The Wall Street Journal regurgitates concerns about growing debt today, promising 14 charts that tell the story. It’s a weird collection of charts, though, one that seems almost determined not to show debt levels in their simplest form. So here they are. First, corporate debt:
This does not look especially scary. Now here’s household debt:
Again, not very scary. In the case of both corporate and household debt, it doesn’t do to just show raw levels or BBB bond issuance or median income. The simplest view is to look at total debt as a percentage of something that accounts for the fact that everything is growing, not just debt. In the case of corporations, debt-to-equity levels are the usual way of gauging things. In the case of households, debt as a percentage of income is the most revealing. Both are at historically low levels.
In the case of corporate debt, you could also look at debt as a percentage of GDP, and that does indeed show steady growth over the past few years—although it’s basically just following the trendline of the past few decades. Still, that might be a modest warning sign.

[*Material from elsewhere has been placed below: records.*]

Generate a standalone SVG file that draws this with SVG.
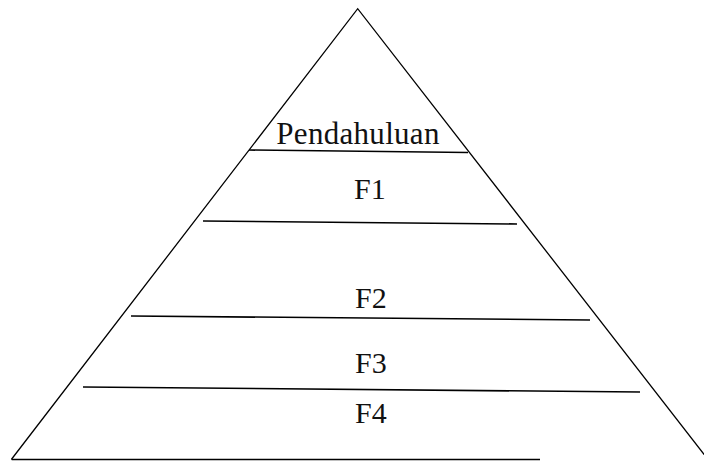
<svg xmlns="http://www.w3.org/2000/svg" width="704" height="462" viewBox="0 0 704 462">
<style>
.edge{stroke:#000;stroke-width:1.3;fill:none;stroke-linecap:round}
.div{stroke:#000;stroke-width:1.6;fill:none}
.lbl{font-family:"Liberation Serif","Times New Roman",serif;font-size:30px;fill:#111}
</style>
<rect width="704" height="462" fill="#fff"/>
<g id="connectors">
<path class="edge" d="M11.7,459 L357.7,8.7 L704,454.3"/>
<path class="div" d="M11.7,459.5 L540,459.5"/>
<path class="div" d="M249,150 L468,152.5"/>
<path class="div" d="M203,221 L517,224"/>
<path class="div" d="M131,316 L590,320"/>
<path class="div" d="M83,387 L640,392"/>
</g>
<g id="pendahuluan"><text class="lbl" x="358" y="143.5" text-anchor="middle" style="font-size:31px;letter-spacing:0.3px">Pendahuluan</text></g>
<g id="f1"><text class="lbl" x="354" y="199">F1</text></g>
<g id="f2"><text class="lbl" x="355" y="308">F2</text></g>
<g id="f3"><text class="lbl" x="355" y="372.5">F3</text></g>
<g id="f4"><text class="lbl" x="355" y="423">F4</text></g>
</svg>
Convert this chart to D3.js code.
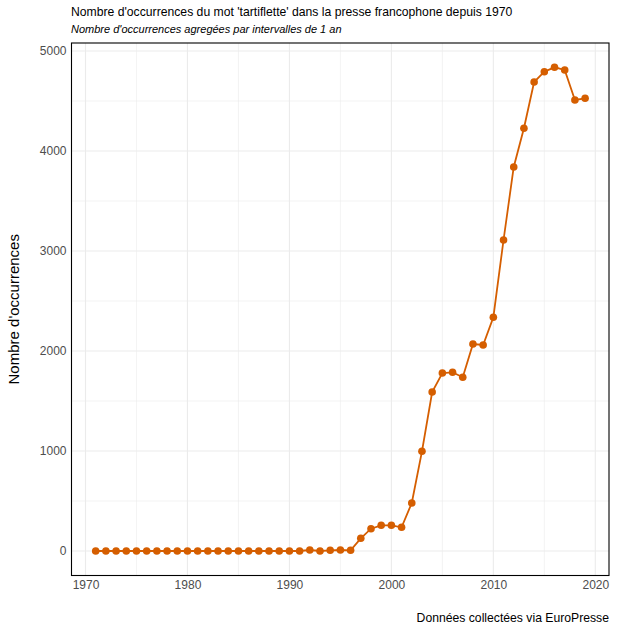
<!DOCTYPE html>
<html><head><meta charset="utf-8">
<script src="https://cdn.jsdelivr.net/npm/d3@7"></script>
<style>body{margin:0;background:#fff}svg{display:block;font-family:"Liberation Sans",Arial,sans-serif}</style>
</head><body>
<script>
const years = d3.range(1971, 2020);
const occurrences = [
  0,0,0,0,0,0,0,0,0,0,
  0,0,0,0,0,0,0,0,0,0,
  0,10,0,7,10,7,127,223,257,257,
  237,480,997,1590,1780,1787,1737,2070,2060,2337,
  3110,3840,4227,4690,4793,4837,4810,4510,4527
];
const xTicks = [1970,1980,1990,2000,2010,2020];
const yTicks = [0,1000,2000,3000,4000,5000];
const xMinor = [1975,1985,1995,2005,2015];
const yMinor = [500,1500,2500,3500,4500];
const title = "Nombre d'occurrences du mot 'tartiflette' dans la presse francophone depuis 1970";
const subtitle = "Nombre d'occurrences agregées par intervalles de 1 an";
const yLabel = "Nombre d'occurrences";
const caption = "Données collectées via EuroPresse";

const W=617,H=630;
const L=71.5,R=609,T=43,B=575.5;
const color="#D55E00";
const svg=d3.select("body").append("svg").attr("width",W).attr("height",H);
const x=d3.scaleLinear().domain([1970,2020]).range([85.5,595.3]);
const y=d3.scaleLinear().domain([0,5000]).range([551,51]);

const g=svg.append("g");
g.selectAll(".gmin").data(xMinor).join("line").attr("x1",d=>x(d)).attr("x2",d=>x(d)).attr("y1",T).attr("y2",B).attr("stroke","#ebebeb").attr("stroke-width",0.6);
g.selectAll(".gminy").data(yMinor).join("line").attr("y1",d=>y(d)).attr("y2",d=>y(d)).attr("x1",L).attr("x2",R).attr("stroke","#ebebeb").attr("stroke-width",0.6);
g.selectAll(".gmaj").data(xTicks).join("line").attr("x1",d=>x(d)).attr("x2",d=>x(d)).attr("y1",T).attr("y2",B).attr("stroke","#ebebeb").attr("stroke-width",1.1);
g.selectAll(".gmajy").data(yTicks).join("line").attr("y1",d=>y(d)).attr("y2",d=>y(d)).attr("x1",L).attr("x2",R).attr("stroke","#ebebeb").attr("stroke-width",1.1);

const data=years.map((yr,i)=>({yr,v:occurrences[i]}));
svg.append("path").datum(data).attr("fill","none").attr("stroke",color).attr("stroke-width",1.8)
  .attr("d",d3.line().x(d=>x(d.yr)).y(d=>y(d.v)));
svg.selectAll("circle.pt").data(data).join("circle").attr("cx",d=>x(d.yr)).attr("cy",d=>y(d.v)).attr("r",3.8).attr("fill",color);

svg.append("rect").attr("x",L).attr("y",T).attr("width",R-L).attr("height",B-T).attr("fill","none").attr("stroke","#000").attr("stroke-width",1.1);

const xAxis=svg.append("g").attr("transform",`translate(0,${B})`).call(d3.axisBottom(x).tickValues(xTicks).tickFormat(d3.format("d")).tickSize(0).tickPadding(5));
const yAxis=svg.append("g").attr("transform",`translate(${L},0)`).call(d3.axisLeft(y).tickValues(yTicks).tickFormat(d3.format("d")).tickSize(0).tickPadding(5));
[xAxis,yAxis].forEach(a=>{a.select(".domain").remove();a.selectAll("text").attr("fill","#4d4d4d").style("font-size","12px").style("font-family","Liberation Sans, Arial, sans-serif");});

svg.append("text").attr("x",71).attr("y",16).style("font-size","12.2px").attr("fill","#000").text(title);
svg.append("text").attr("x",71).attr("y",33).style("font-size","11px").style("font-style","italic").attr("fill","#000").text(subtitle);
svg.append("text").attr("transform",`translate(19,${(T+B)/2}) rotate(-90)`).attr("text-anchor","middle").style("font-size","15px").attr("fill","#000").text(yLabel);
svg.append("text").attr("x",609).attr("y",622).attr("text-anchor","end").style("font-size","12.2px").attr("fill","#000").text(caption);
</script>
</body></html>
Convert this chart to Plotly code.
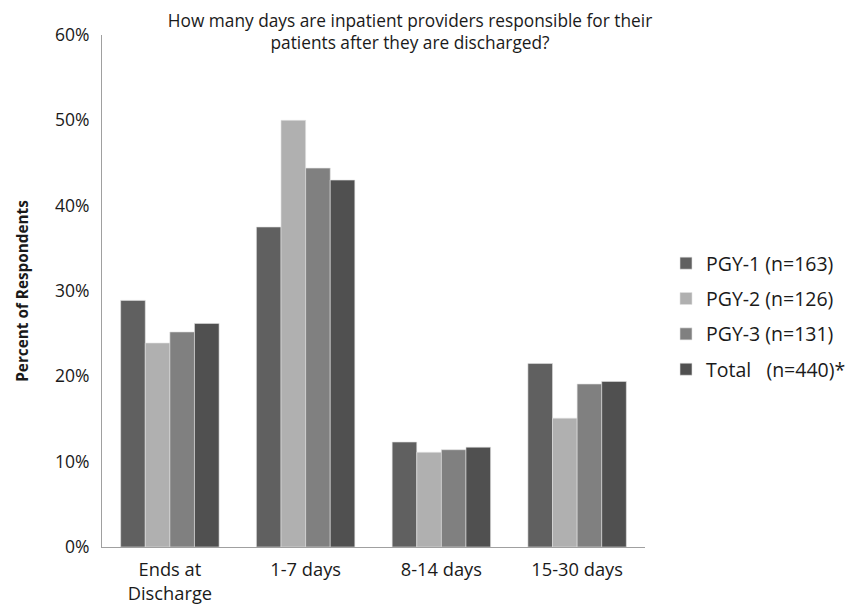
import plotly.graph_objects as go

categories = ["Ends at<br>Discharge", "1-7 days", "8-14 days", "15-30 days"]
series_names = ["PGY-1 (n=163)", "PGY-2 (n=126)", "PGY-3 (n=131)", "Total\u00a0\u00a0\u00a0(n=440)*"]
pgy1 = [28.9, 37.5, 12.3, 21.5]
pgy2 = [23.9, 50.0, 11.1, 15.1]
pgy3 = [25.2, 44.4, 11.4, 19.1]
total = [26.2, 43.0, 11.7, 19.4]
y_ticks = [0, 10, 20, 30, 40, 50, 60]
y_tick_labels = ["0%", "10%", "20%", "30%", "40%", "50%", "60%"]

series_values = [pgy1, pgy2, pgy3, total]
colors = ["#606060", "#b0b0b0", "#808080", "#505050"]

FONT = "Open Sans"

fig = go.Figure()
for i, (name, vals, col) in enumerate(zip(series_names, series_values, colors)):
    fig.add_trace(go.Bar(
        x=categories, y=vals, name=name,
        marker=dict(color=col, line=dict(color="#e0e0e0", width=0.6)),
        legendgroup=f"g{i}",
    ))

fig.update_layout(
    width=848, height=609,
    margin=dict(l=102, r=203, t=35, b=62),
    paper_bgcolor="white", plot_bgcolor="white",
    barmode="group", bargap=0.275, bargroupgap=0,
    font=dict(family=FONT, size=16, color="#1a1a1a"),
    title=dict(
        text="How many days are inpatient providers responsible for their<br>patients after they are discharged?",
        x=410/848, xanchor="center", y=1 - 27/609, yanchor="middle",
        font=dict(family=FONT, size=17.3, color="#1a1a1a"),
    ),
    showlegend=True,
    legend=dict(
        xref="container", yref="container",
        x=666/848, xanchor="left", y=1 - 244/609, yanchor="top",
        font=dict(family=FONT, size=19.5, color="#1a1a1a"),
        tracegroupgap=7, itemwidth=30, bgcolor="rgba(0,0,0,0)",
    ),
    xaxis=dict(
        showline=True, linecolor="#a0a0a0", linewidth=1.2,
        ticks="", tickfont=dict(family=FONT, size=18.3, color="#1a1a1a"),
        ticklabelstandoff=6,
        showgrid=False, zeroline=False, automargin=False,
    ),
    yaxis=dict(
        range=[0, 60], tickvals=y_ticks, ticktext=y_tick_labels,
        showline=True, linecolor="#a0a0a0", linewidth=1.2,
        ticks="", showgrid=False, zeroline=False, automargin=False,
        tickfont=dict(family=FONT, size=17.5, color="#1a1a1a"),
        ticklabelstandoff=8,
        title=dict(text="<b>Percent of Respondents</b>", standoff=22,
                   font=dict(family=FONT, size=15.3, color="#1a1a1a")),
    ),
)

fig.write_html("out.html", config={"displayModeBar": False},
               post_script="document.body.style.margin='0';")
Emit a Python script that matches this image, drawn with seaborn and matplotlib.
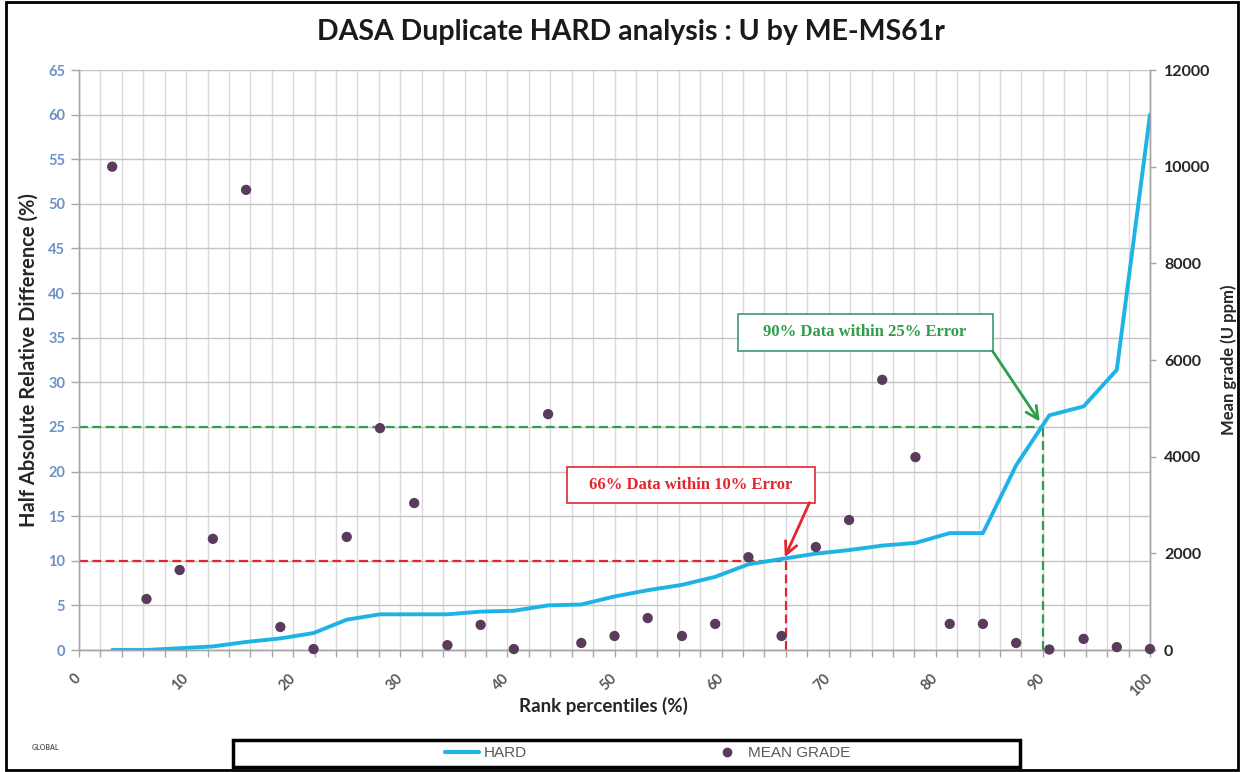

Overall, though, it’s hard to see debt as a huge problem at the moment. The one exception might be state-level government debt, although that’s declined over the past few years from a post-recession high of 27 percent of GDP back down to a more manageable 17 percent of GDP. That headroom will come in handy, since tax revenues have cratered during the COVID-19 pandemic and Republicans in Congress seemingly have no desire to help out.
Bottom line: There are lots of things to worry about these days, but overall debt levels probably don’t make the top ten. What does make the top ten, as usual, is assistance aimed specifically at people whose incomes have been hit the hardest by COVID-19. We should worry a lot more about that and a lot less about economy-wide debt levels.